--- DATA SECTION ---

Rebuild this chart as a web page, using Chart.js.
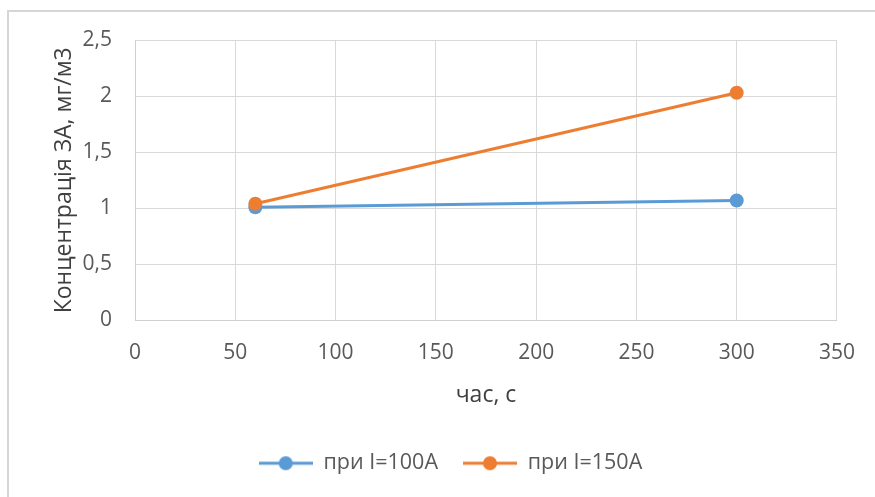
<!DOCTYPE html>
<html>
<head>
<meta charset="utf-8">
<script src="https://cdn.jsdelivr.net/npm/chart.js@4/dist/chart.umd.min.js"></script>
<style>
  html, body { margin: 0; padding: 0; background: #ffffff; }
  #wrap { width: 875px; height: 497px; position: relative; }
</style>
</head>
<body>
<div id="wrap"><canvas id="c" width="875" height="497"></canvas></div>
<script>
// Measurement times, s
const times = [60, 300];
// Concentration at I = 100 A and I = 150 A, mg/m3
const conc100 = [1.01, 1.07];
const conc150 = [1.04, 2.03];
const seriesNames = ['при I=100A', 'при I=150A'];
const seriesColors = ['#5B9BD5', '#ED7D31'];
const xTitle = 'час, с';
const yTitle = 'Концентрація ЗА, мг/м3';

const FONT = "'Open Sans', 'DejaVu Sans', sans-serif";

function toPoints(xs, ys) {
  return xs.map((x, i) => ({ x: x, y: ys[i] }));
}

// Legend marker: a short line with a dot in the middle
function legendMarker(color) {
  const cv = document.createElement('canvas');
  cv.width = 54; cv.height = 16;
  const g = cv.getContext('2d');
  g.strokeStyle = color;
  g.lineWidth = 3;
  g.beginPath(); g.moveTo(0, 8); g.lineTo(54, 8); g.stroke();
  g.fillStyle = color;
  g.beginPath(); g.arc(27, 8, 7, 0, Math.PI * 2); g.fill();
  return cv;
}

// Light frame around the chart
const framePlugin = {
  id: 'frame',
  beforeDraw(chart) {
    const ctx = chart.ctx;
    ctx.save();
    ctx.strokeStyle = '#d6d6d6';
    ctx.lineWidth = 2;
    ctx.strokeRect(8, 11, 900, 520);
    ctx.restore();
  }
};

// Nudge the legend row a little to the right of the plot centre
const legendShift = {
  id: 'legendShift',
  afterLayout(chart) {
    if (chart.legend) {
      chart.legend.left += 12;
      chart.legend.right += 12;
    }
  }
};

const datasets = [
  {
    label: seriesNames[0],
    data: toPoints(times, conc100),
    borderColor: seriesColors[0],
    backgroundColor: seriesColors[0],
    borderWidth: 3,
    pointRadius: 7,
    pointBorderWidth: 0,
    pointHoverRadius: 7,
    order: 1
  },
  {
    label: seriesNames[1],
    data: toPoints(times, conc150),
    borderColor: seriesColors[1],
    backgroundColor: seriesColors[1],
    borderWidth: 3,
    pointRadius: 7,
    pointBorderWidth: 0,
    pointHoverRadius: 7,
    order: 0
  }
];

new Chart(document.getElementById('c'), {
  type: 'line',
  data: { datasets: datasets },
  plugins: [framePlugin, legendShift],
  options: {
    responsive: false,
    animation: false,
    layout: { padding: { left: 40, right: 38, top: 40, bottom: 13 } },
    plugins: {
      tooltip: { enabled: false },
      legend: {
        position: 'bottom',
        labels: {
          usePointStyle: true,
          pointStyleWidth: 54,
          padding: 25,
          color: '#595959',
          font: { family: FONT, size: 21.5 },
          generateLabels(chart) {
            return seriesNames.map((name, i) => ({
              text: name,
              pointStyle: legendMarker(seriesColors[i]),
              fillStyle: seriesColors[i],
              strokeStyle: seriesColors[i],
              lineWidth: 0,
              fontColor: '#595959',
              datasetIndex: i,
              hidden: false
            }));
          }
        }
      }
    },
    scales: {
      x: {
        type: 'linear',
        min: 0,
        max: 350,
        ticks: {
          stepSize: 50,
          padding: 20,
          color: '#595959',
          font: { family: FONT, size: 21 }
        },
        grid: { color: '#d9d9d9', lineWidth: 1, drawTicks: false },
        border: { color: '#d0d0d0', width: 1 },
        title: {
          display: true,
          text: xTitle,
          color: '#404040',
          font: { family: FONT, size: 23 },
          padding: { top: 0, bottom: 18 }
        },
        afterFit(scale) { scale.height = 107; }
      },
      y: {
        min: 0,
        max: 2.5,
        ticks: {
          stepSize: 0.5,
          padding: 23,
          color: '#595959',
          font: { family: FONT, size: 21 },
          callback(v) { return String(v).replace('.', ','); }
        },
        grid: { color: '#d9d9d9', lineWidth: 1, drawTicks: false },
        border: { color: '#d0d0d0', width: 1 },
        title: {
          display: true,
          text: yTitle,
          color: '#404040',
          font: { family: FONT, size: 23 },
          padding: { top: 11, bottom: 0 }
        },
        afterFit(scale) { scale.width = 95; }
      }
    }
  }
});
</script>
</body>
</html>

---

- _TASK TO COMPLETE_
All of the lines above should be retyped precisely, apart from the pictures.

- _SOLUTION FOR THIS EXERCISE_
Rebuild this chart as a web page, using Chart.js.
<!DOCTYPE html>
<html>
<head>
<meta charset="utf-8">
<script src="https://cdn.jsdelivr.net/npm/chart.js@4/dist/chart.umd.min.js"></script>
<style>
  html, body { margin: 0; padding: 0; background: #ffffff; }
  #wrap { width: 875px; height: 497px; position: relative; }
</style>
</head>
<body>
<div id="wrap"><canvas id="c" width="875" height="497"></canvas></div>
<script>
// Measurement times, s
const times = [60, 300];
// Concentration at I = 100 A and I = 150 A, mg/m3
const conc100 = [1.01, 1.07];
const conc150 = [1.04, 2.03];
const seriesNames = ['при I=100A', 'при I=150A'];
const seriesColors = ['#5B9BD5', '#ED7D31'];
const xTitle = 'час, с';
const yTitle = 'Концентрація ЗА, мг/м3';

const FONT = "'Open Sans', 'DejaVu Sans', sans-serif";

function toPoints(xs, ys) {
  return xs.map((x, i) => ({ x: x, y: ys[i] }));
}

// Legend marker: a short line with a dot in the middle
function legendMarker(color) {
  const cv = document.createElement('canvas');
  cv.width = 54; cv.height = 16;
  const g = cv.getContext('2d');
  g.strokeStyle = color;
  g.lineWidth = 3;
  g.beginPath(); g.moveTo(0, 8); g.lineTo(54, 8); g.stroke();
  g.fillStyle = color;
  g.beginPath(); g.arc(27, 8, 7, 0, Math.PI * 2); g.fill();
  return cv;
}

// Light frame around the chart
const framePlugin = {
  id: 'frame',
  beforeDraw(chart) {
    const ctx = chart.ctx;
    ctx.save();
    ctx.strokeStyle = '#d6d6d6';
    ctx.lineWidth = 2;
    ctx.strokeRect(8, 11, 900, 520);
    ctx.restore();
  }
};

// Nudge the legend row a little to the right of the plot centre
const legendShift = {
  id: 'legendShift',
  afterLayout(chart) {
    if (chart.legend) {
      chart.legend.left += 12;
      chart.legend.right += 12;
    }
  }
};

const datasets = [
  {
    label: seriesNames[0],
    data: toPoints(times, conc100),
    borderColor: seriesColors[0],
    backgroundColor: seriesColors[0],
    borderWidth: 3,
    pointRadius: 7,
    pointBorderWidth: 0,
    pointHoverRadius: 7,
    order: 1
  },
  {
    label: seriesNames[1],
    data: toPoints(times, conc150),
    borderColor: seriesColors[1],
    backgroundColor: seriesColors[1],
    borderWidth: 3,
    pointRadius: 7,
    pointBorderWidth: 0,
    pointHoverRadius: 7,
    order: 0
  }
];

new Chart(document.getElementById('c'), {
  type: 'line',
  data: { datasets: datasets },
  plugins: [framePlugin, legendShift],
  options: {
    responsive: false,
    animation: false,
    layout: { padding: { left: 40, right: 38, top: 40, bottom: 13 } },
    plugins: {
      tooltip: { enabled: false },
      legend: {
        position: 'bottom',
        labels: {
          usePointStyle: true,
          pointStyleWidth: 54,
          padding: 25,
          color: '#595959',
          font: { family: FONT, size: 21.5 },
          generateLabels(chart) {
            return seriesNames.map((name, i) => ({
              text: name,
              pointStyle: legendMarker(seriesColors[i]),
              fillStyle: seriesColors[i],
              strokeStyle: seriesColors[i],
              lineWidth: 0,
              fontColor: '#595959',
              datasetIndex: i,
              hidden: false
            }));
          }
        }
      }
    },
    scales: {
      x: {
        type: 'linear',
        min: 0,
        max: 350,
        ticks: {
          stepSize: 50,
          padding: 20,
          color: '#595959',
          font: { family: FONT, size: 21 }
        },
        grid: { color: '#d9d9d9', lineWidth: 1, drawTicks: false },
        border: { color: '#d0d0d0', width: 1 },
        title: {
          display: true,
          text: xTitle,
          color: '#404040',
          font: { family: FONT, size: 23 },
          padding: { top: 0, bottom: 18 }
        },
        afterFit(scale) { scale.height = 107; }
      },
      y: {
        min: 0,
        max: 2.5,
        ticks: {
          stepSize: 0.5,
          padding: 23,
          color: '#595959',
          font: { family: FONT, size: 21 },
          callback(v) { return String(v).replace('.', ','); }
        },
        grid: { color: '#d9d9d9', lineWidth: 1, drawTicks: false },
        border: { color: '#d0d0d0', width: 1 },
        title: {
          display: true,
          text: yTitle,
          color: '#404040',
          font: { family: FONT, size: 23 },
          padding: { top: 11, bottom: 0 }
        },
        afterFit(scale) { scale.width = 95; }
      }
    }
  }
});
</script>
</body>
</html>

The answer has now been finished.